Best of Last Week: Particle accelerator on a chip, new lidar system and sleep impact on pulmonary fibrosis

January 6, 2020 by Bob Yirka
quantum
Credit: CC0 Public Domain

It was another good week for physics as a team with members from the University of Waterloo, Universidade Federal do ABC and Centro Brasileiro de Pesquisas Físicas, described their experimental demonstration of a spin quantum heat engine—showing that the theory first introduced by Scovil and Schulz-DuBois back in the 1960s was viable. Also, a combined team of researchers from Stanford University and the SLAC National Accelerator Laboratory built a particle accelerator that fits on a chip—though not as fast as the large-scale instruments, the researchers hope it will serve as a good research tool. And a combined team of researchers from the University of California, San Diego and Columbia University announced a quantum breakthrough that brings a technique from astronomy to the nanoscale—a novel "multi-messenger" approach to quantum physics.

In technology news, a team at Monash University developed what they described as the world's most efficient lithium-sulfur battery—they claim to be on the brink of commercializing a battery that could vastly outperform those on the market today.
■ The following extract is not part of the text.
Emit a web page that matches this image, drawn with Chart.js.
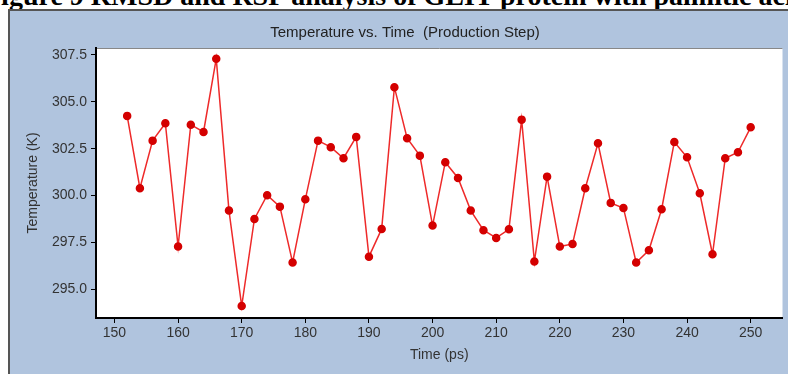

There were also rumors that Intel was set to unveil a thermal module solution for laptops that would eliminate the need for a fan, at this year's CES. Also, Borsch hinted that it was going to unveil at CES a new lidar system that they claim will allow automated cars to drive more safely. And Samsung announced that it also has big plans for CES, mainly showing off products being developed by the company's C-Lab—a skunkworks arm for research and development.

In other news, a team of researchers with members from the University of Pittsburgh School of Medicine and the National Institute of Allergy and Infectious Diseases found that delivering the TB vaccine intravenously could dramatically improve its potency. Also, a multinational team of researchers found that early modern humans cooked starchy food in South Africa approximately 170,000 years ago.

And finally, if you are worried that you might be at risk of pulmonary fibrosis, an incurable lung disease, you might want to check out the results of a study conducted by a team with members from the Universities of Manchester, Oxford, Newcastle, University College London, and Toronto, as well as Manchester University NHS Foundation Trust. They found that people who sleep less than four hours a night, or more than 11, are two to three times more likely to develop the condition.